70.3 Staffordshire Huw Fairclough

The decision to fly back to South Africa and race 70.3 Durban was largely based on the need to stick within my 3 month Schengen Visa requirements. I had planned on spending the European summer in St. Moritz, Switzerland training with the squad until the end of August but needed a couple of weeks outside the union to avoid overstaying my welcome.

I didn’t need any other excuse to head south and race in my home town. So a week after Staffordshire I was on the start line in Durban, facing a very messy Indian Ocean.

A lot has been said about the swim in Durban this year. Personally, I felt that it looked safe to start the swim, maybe not for the age groupers but certainly for the pros. What almost everyone seemed to underestimate though, was just how strong the current was flowing. Even though we started up stream of the first turn buoy, by the time you had duck dived a few waves and lost momentum, we ended up way off course once past the backline. After we eventually got round the first turn buoy, it was a straight run along the coast until the left turn to the beach. Unfortunately this buoy had been washed away by the time we got there, and so once alongside the swim exit, the lifeguards turned us ashore. Getting pumped by a big wave coming back in was a relevant way to end off a memorable swim.

The bike and run seemed pretty tame in comparison and after taking the lead just after the halfway point on the bike I managed to hold it until the end and better Stu Marais’ course time that he had set the year before.


After breaking my collarbone just before Ironman Switzerland in 2015, I was quite keen to take on the course this year which is only a short drive away from our training base in St. Moritz. Again, maybe some more rest at this time would have been wise, but with a month to go before that race I flew straight back to Switzerland from Durban to start my long-course prep. I definitely underestimated how fit I was at this stage and I think this masked just how much the last three races, intense training camp and all the flying had taken out of me.

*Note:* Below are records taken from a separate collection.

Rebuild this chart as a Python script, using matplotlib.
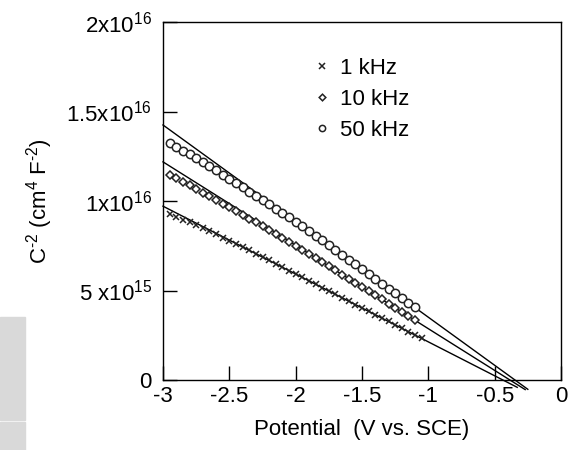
import matplotlib
matplotlib.use('Agg')
import matplotlib.pyplot as plt
from matplotlib.patches import Rectangle
import numpy as np

plt.rcParams['font.family'] = ['Liberation Sans', 'DejaVu Sans']
plt.rcParams['mathtext.fontset'] = 'custom'
plt.rcParams['mathtext.rm'] = 'Liberation Sans'
plt.rcParams['mathtext.it'] = 'Liberation Sans'
plt.rcParams['mathtext.default'] = 'regular'

# potentials (V vs. SCE)
v_1k = [-2.95, -2.90, -2.85, -2.80, -2.75, -2.70, -2.65, -2.60, -2.55, -2.50,
        -2.45, -2.40, -2.35, -2.30, -2.25, -2.20, -2.15, -2.10, -2.05, -2.00,
        -1.95, -1.90, -1.85, -1.80, -1.75, -1.70, -1.65, -1.60, -1.55, -1.50,
        -1.45, -1.40, -1.35, -1.30, -1.25, -1.20, -1.15, -1.10, -1.05]
v_hi = [-2.95, -2.90, -2.85, -2.80, -2.75, -2.70, -2.65, -2.60, -2.55, -2.50,
        -2.45, -2.40, -2.35, -2.30, -2.25, -2.20, -2.15, -2.10, -2.05, -2.00,
        -1.95, -1.90, -1.85, -1.80, -1.75, -1.70, -1.65, -1.60, -1.55, -1.50,
        -1.45, -1.40, -1.35, -1.30, -1.25, -1.20, -1.15, -1.10]

# C^-2 in units of 1e15 cm^4 F^-2
c_1k = [9.27, 9.12, 8.96, 8.80, 8.64, 8.47, 8.30, 8.13, 7.96, 7.79,
        7.61, 7.43, 7.25, 7.05, 6.87, 6.68, 6.49, 6.30, 6.11, 5.92,
        5.73, 5.54, 5.35, 5.16, 4.97, 4.78, 4.59, 4.40, 4.21, 4.02,
        3.83, 3.64, 3.45, 3.27, 3.08, 2.89, 2.70, 2.51, 2.32]
c_10k = [11.45, 11.26, 11.07, 10.87, 10.67, 10.47, 10.27, 10.06, 9.86, 9.66,
         9.44, 9.23, 9.02, 8.80, 8.59, 8.38, 8.17, 7.95, 7.73, 7.51,
         7.28, 7.06, 6.83, 6.60, 6.36, 6.13, 5.89, 5.66, 5.43, 5.19,
         4.96, 4.73, 4.50, 4.26, 4.03, 3.80, 3.57, 3.33]
c_50k = [13.23, 13.03, 12.82, 12.60, 12.38, 12.17, 11.94, 11.71, 11.48, 11.24,
         11.00, 10.76, 10.53, 10.29, 10.05, 9.81, 9.57, 9.33, 9.09, 8.84,
         8.59, 8.33, 8.07, 7.80, 7.54, 7.27, 7.00, 6.73, 6.46, 6.19,
         5.92, 5.65, 5.38, 5.11, 4.84, 4.58, 4.31, 4.06]

# Mott-Schottky fits: slope (1e15 per V), flat-band potential, end of drawn line
fit_slope = [-3.79, -4.66, -5.37]
fit_vfb = [-0.438, -0.385, -0.347]
fit_end = [-0.33, -0.27, -0.25]

labels = ['1 kHz', '10 kHz', '50 kHz']
markers = ['x', 'D', 'o']
msizes = [5, 4.5, 6]

FS = 16

fig = plt.figure(figsize=(5.69, 4.5), dpi=100)
ax = fig.add_axes([163 / 569, 1 - 380 / 450, 398 / 569, 358 / 450])

series = [(v_1k, c_1k), (v_hi, c_10k), (v_hi, c_50k)]
handles = []
for (v, c), m, ms, lab in zip(series, markers, msizes, labels):
    h, = ax.plot(np.array(v), np.array(c) * 1e15, linestyle='none', marker=m,
                 ms=ms, mfc='white' if m != 'x' else 'black', mec='#222222',
                 mew=1.1, label=lab, zorder=3)
    handles.append(h)

for s, vfb, xe in zip(fit_slope, fit_vfb, fit_end):
    xs = np.array([-3.0, xe])
    ax.plot(xs, s * (xs - vfb) * 1e15, color='black', lw=1.0,
            clip_on=False, zorder=2)

ax.set_xlim(-3, 0)
ax.set_ylim(0, 2e16)
ax.set_xticks([-3, -2.5, -2, -1.5, -1, -0.5, 0])
ax.set_xticklabels(['-3', '-2.5', '-2', '-1.5', '-1', '-0.5', '0'])
ax.set_yticks([0, 5e15, 1e16, 1.5e16, 2e16])
ax.set_yticklabels(['0', r'5 x10$^{15}$', r'1x10$^{16}$', r'1.5x10$^{16}$',
                    r'2x10$^{16}$'])
ax.tick_params(direction='in', length=10, width=1, labelsize=FS,
               top=False, right=False)
ax.tick_params(axis='x', pad=4)
ax.tick_params(axis='y', pad=8)
for sp in ax.spines.values():
    sp.set_linewidth(1.0)

ax.set_xlabel('Potential  (V vs. SCE)', fontsize=FS, labelpad=9)
ax.set_ylabel('C$^{\u20102}$ (cm$^{4}$ F$^{\u20102}$)', fontsize=FS,
              labelpad=8)

ax.legend(handles=handles, loc='upper left', frameon=False, fontsize=FS,
          bbox_to_anchor=(313 / 569, 1 - 58 / 450),
          bbox_transform=fig.transFigure, handlelength=0.8,
          handletextpad=0.41, borderpad=0, borderaxespad=0,
          labelspacing=0.45, markerscale=0.75)

# grey strip at the left edge of the source image
fig.patches.append(Rectangle((0, 1 - 420 / 450), 25 / 569, 103 / 450,
                             transform=fig.transFigure, color='#d9d9d9',
                             zorder=0))
fig.patches.append(Rectangle((0, 0), 25 / 569, 28 / 450,
                             transform=fig.transFigure, color='#d9d9d9',
                             zorder=0))

fig.savefig('out.png', dpi=100)
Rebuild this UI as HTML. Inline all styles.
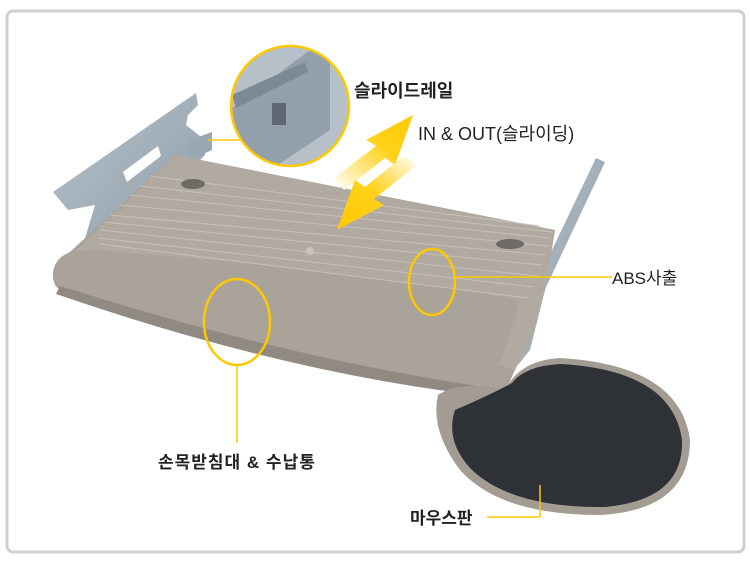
<!DOCTYPE html>
<html><head><meta charset="utf-8"><style>
body{margin:0;background:#fff;width:750px;height:567px;overflow:hidden}
svg{display:block}
text{font-family:"Liberation Sans","Noto Sans CJK KR",sans-serif;fill:#222}
</style></head><body>
<svg width="750" height="567" viewBox="0 0 750 567">
<defs>
<linearGradient id="ga" x1="0" y1="1" x2="1" y2="0"><stop offset="0" stop-color="#fff"/><stop offset="0.6" stop-color="#ffd21a"/><stop offset="1" stop-color="#ffc800"/></linearGradient>
<linearGradient id="gb" x1="1" y1="0" x2="0" y2="1"><stop offset="0" stop-color="#fff"/><stop offset="0.5" stop-color="#ffd21a"/><stop offset="1" stop-color="#ffc800"/></linearGradient>
<linearGradient id="met" x1="0" y1="0" x2="1" y2="1"><stop offset="0" stop-color="#b8c4cc"/><stop offset="1" stop-color="#8d9aa5"/></linearGradient>
<clipPath id="cc"><ellipse cx="290" cy="106" rx="59" ry="60"/></clipPath>
</defs>
<rect x="7" y="11" width="737" height="541" rx="6" fill="#fff" stroke="#cfcfcf" stroke-width="3"/>
<!-- left bracket -->
<polygon points="53,192 196,93 198,105 188,115 186,125 205,140 205,155 120,240 80,255 95,205 68,210" fill="url(#met)"/>
<polygon points="123,172 158,146 161,156 127,182" fill="#fff"/>
<polygon points="190,140 212,132 212,150 190,160" fill="#9aa7b1"/>
<!-- right bracket -->
<polygon points="596,158 605,162 540,300 530,340 515,360 512,335 528,300" fill="url(#met)"/>
<polygon points="530,300 545,290 530,350 518,365" fill="#a3aeb8"/>
<!-- tray -->
<path d="M175,155 L555,230 L545,290 L530,340 L515,370 L505,392 Q300,370 60,290 Q52,285 53,272 Q55,258 70,252 Z" fill="#aaa39a"/>
<path d="M175,155 L555,230 L545,290 L530,340 L515,370 L500,365 L520,300 Q350,270 95,250 L75,252 Z" fill="#b1aaa1"/>
<path d="M60,286 Q300,362 505,390 L505,398 Q300,378 56,294 Z" fill="#918a82"/>
<g stroke="#c7c1b9" stroke-width="1" fill="none">
<line x1="110" y1="215" x2="545" y2="255"/><line x1="104" y1="222" x2="542" y2="265"/><line x1="100" y1="230" x2="538" y2="276"/>
<line x1="120" y1="205" x2="548" y2="246"/><line x1="130" y1="195" x2="550" y2="238"/><line x1="140" y1="186" x2="552" y2="232"/>
<line x1="98" y1="238" x2="534" y2="287"/><line x1="100" y1="244" x2="528" y2="298"/><line x1="150" y1="176" x2="540" y2="226"/>
</g>
<ellipse cx="193" cy="184" rx="12" ry="5" fill="#6e6a66"/>
<ellipse cx="510" cy="244" rx="14" ry="5" fill="#6e6a66"/>
<circle cx="310" cy="251" r="4" fill="#c9c3bb"/>
<!-- mouse pad -->
<path d="M438,395 Q460,380 505,390 Q520,360 560,358 Q680,365 690,440 Q690,510 600,515 Q500,515 460,470 Q430,430 438,395 Z" fill="#a39c93"/>
<path d="M455,410 Q490,395 512,383 Q525,366 560,364 Q672,370 682,440 Q684,500 605,507 Q510,508 470,468 Q445,440 455,410 Z" fill="#2e3135"/>
<!-- inset circle -->
<g clip-path="url(#cc)"><rect x="230" y="46" width="120" height="120" fill="#b5c0c8"/>
<polygon points="230,110 310,50 330,60 330,130 270,170 230,170" fill="#93a0ab"/>
<polygon points="232,95 305,62 308,72 236,108" fill="#7d8994"/>
<rect x="272" y="103" width="14" height="22" fill="#5d6872"/></g>
<ellipse cx="290" cy="106" rx="59" ry="60" fill="none" stroke="#ffc800" stroke-width="2.5"/>
<line x1="208" y1="140" x2="240" y2="140" stroke="#ffc800" stroke-width="1.5"/>
<!-- arrows -->
<polygon points="413,115 395,165 385,158 344,190 334,178 376,146 366,140" fill="url(#ga)"/>
<polygon points="337,230 355,180 365,187 405,155 416,166 374,199 384,205" fill="url(#gb)"/>
<!-- callouts -->
<ellipse cx="432" cy="282" rx="23" ry="33" fill="none" stroke="#ffc800" stroke-width="2.5"/>
<line x1="455" y1="277" x2="612" y2="277" stroke="#ffc800" stroke-width="1.5"/>
<ellipse cx="237" cy="322" rx="33" ry="43" fill="none" stroke="#ffc800" stroke-width="2.5"/>
<line x1="237" y1="366" x2="237" y2="443" stroke="#ffc800" stroke-width="1.5"/>
<line x1="540" y1="485" x2="540" y2="517" stroke="#ffc800" stroke-width="1.5"/>
<line x1="487" y1="517" x2="540" y2="517" stroke="#ffc800" stroke-width="1.5"/>
<text x="354" y="97" font-size="18" font-weight="bold">슬라이드레일</text>
<text x="418" y="140" font-size="18">IN &amp; OUT(슬라이딩)</text>
<text x="612" y="284" font-size="17">ABS사출</text>
<text x="158" y="468" font-size="17" font-weight="bold" letter-spacing="1">손목받침대 &amp; 수납통</text>
<text x="410" y="524" font-size="17" font-weight="bold">마우스판</text>
</svg>
</body></html>
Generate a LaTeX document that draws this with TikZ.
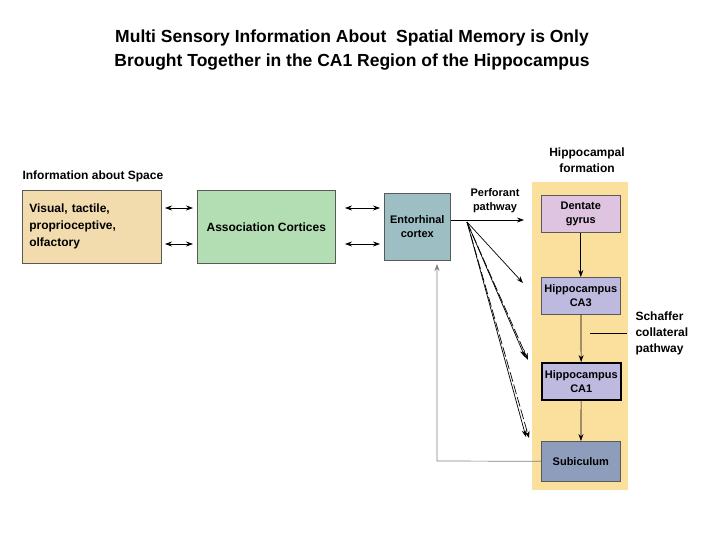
\documentclass[tikz,border=0pt]{standalone}
\usepackage{fontspec}
\setmainfont{Liberation Sans}
\usetikzlibrary{arrows.meta}
\definecolor{tan}{HTML}{F2DCAE}
\definecolor{grn}{HTML}{B3DDB3}
\definecolor{ent}{HTML}{9DBFC4}
\definecolor{yel}{HTML}{FBDF9C}
\definecolor{dg}{HTML}{DEC4E0}
\definecolor{ca}{HTML}{BDB9DF}
\definecolor{sub}{HTML}{8D9DBB}
\begin{document}
\begin{tikzpicture}[x=1pt,y=-1pt,
  box/.style={draw=gray!70!black,line width=0.6pt,font=\bfseries\fontsize{12}{15}\selectfont,align=center,inner sep=0pt},
  sbox/.style={box,font=\bfseries\fontsize{11}{14}\selectfont},
  arr/.style={-{Stealth[length=7pt,width=5pt]},line width=0.7pt},
  darr/.style={{Stealth[length=7pt,width=5pt]}-{Stealth[length=7pt,width=5pt]},line width=0.7pt},
  lab/.style={font=\bfseries\fontsize{12}{16}\selectfont,align=center}]
\useasboundingbox (0,0) rectangle (720,540);
\node[font=\bfseries\fontsize{17.5}{24}\selectfont,align=center] (title) at (352,50) {Multi Sensory Information About\ \ Spatial Memory is Only\\Brought Together in the CA1 Region of the Hippocampus};
\node[lab,anchor=west] (info) at (19,176) {Information about Space};
\node[box,fill=tan,minimum width=139,minimum height=73,anchor=north west,align=left,text width=125] (vis) at (22,190) {Visual, tactile,\\[2pt]proprioceptive,\\[2pt]olfactory};
\node[box,fill=grn,minimum width=138,minimum height=73,anchor=north west] (assoc) at (197,190) {Association Cortices};
\node[sbox,fill=ent,minimum width=66,minimum height=67,anchor=north west] (ent) at (384,193) {Entorhinal\\cortex};
\fill[yel] (532,182) rectangle (628,490);
\node[lab] (hf) at (587,160) {Hippocampal\\formation};
\node[sbox,fill=dg,minimum width=79,minimum height=37,anchor=north west] (dg) at (541,195) {Dentate\\gyrus};
\node[sbox,fill=ca,minimum width=79,minimum height=37,anchor=north west] (ca3) at (541,277) {Hippocampus\\CA3};
\node[sbox,fill=ca,minimum width=79,minimum height=37,anchor=north west,line width=1.5pt,draw=black] (ca1) at (541,362) {Hippocampus\\CA1};
\node[sbox,fill=sub,minimum width=79,minimum height=40,anchor=north west] (sub) at (541,441) {Subiculum};
\draw[darr] (165,208) -- (193,208);
\draw[darr] (165,244) -- (193,244);
\draw[darr] (345,208) -- (380,208);
\draw[darr] (345,244) -- (380,244);
\draw[arr] (ent.east |- 0,220) -- (524,220);
\node[lab,font=\bfseries\fontsize{11}{14}\selectfont] (perf) at (495,201) {Perforant\\pathway};
\coordinate (o) at (467,222);
\draw[arr] (o) -- (523,283);
\draw[arr] (o) -- (525,357);
\draw[arr,dash pattern=on 10pt off 3pt] (o) -- (528,360);
\draw[arr] (o) -- (526,437);
\draw[arr,dash pattern=on 10pt off 3pt] (o) -- (529,438);
\draw[arr] (dg) -- (ca3);
\draw[arr] (ca3) -- (ca1);
\draw[arr] (ca1) -- (sub);
\coordinate (sc) at (590,333);
\draw[line width=0.7pt] (sc) -- (627,333);
\node[lab,anchor=west,align=left] (schaf) at (632,333) {Schaffer\\collateral\\pathway};
\coordinate (ret) at (437,461);
\draw[-{Stealth[length=7pt,width=5pt]},gray,line width=0.7pt] (sub.west) -- (ret) -- (437,264);
\end{tikzpicture}
\end{document}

When I returned to camp, my first proper run session after Durban was on the Thursday; an infamous Sutto track set that was at the peak of Nicola Spirig’s Olympic campaign. I was actually feeling pretty fresh having just stepped off the plane and launched into the first few reps far too quickly. Twelve kilometers into the run, my calf had seized up completely and I was left limping for the next two days. Once the calf had released, I tried to build back into the running but was then suffering from a very painful ankle. After nursing it and trying to push through for the next 2 weeks, I eventually bit the bullet and went to get an MRI. As I had feared, it showed a pretty serious stress fracture of the Talus bone in my ankle. Not a very common injury apparently, and one not to be taken lightly as all loading of the leg goes through this bone. The Swiss surgeon was happy for me to be swimming a week after breaking my clavicle the year before, so when he said I had to wear a cast and stay on crutches for the next 6 weeks, I knew it was pretty serious.


Sadly this was the end of the European season and my Kona goals for the year. My wife, Nicole, had just flown over and was planning on spending the next few months traveling with me. She had taken leave from work and we had given up the lease on our rental house, packing up everything into storage. The timing was less than ideal but at least it meant I had a baggage carrier for the trip back. I’m not quite sure how I would have managed the train and plane ride home lugging bike bags and gear whilst on crutches otherwise.

The rehab has been pretty slow but steady since then. It’s amazing how quickly you can lose muscle and muscle memory after not using a leg for 6 weeks. By the time you read this I would have hopefully completed another two races at the end of the year and will have a better idea of how I have recovered. It was a year of lessons, most pertinent being to remember that our bodies are not machines. As athletes we are accustomed to blocking out pain and continuing deep into the hurt box, it’s where we find improvements both physically and mentally. I guess the trick is to be attuned enough to your body to know where the breaking point is. One cannot rush the process of improving as an endurance athlete, patience you must have and the force will be with you.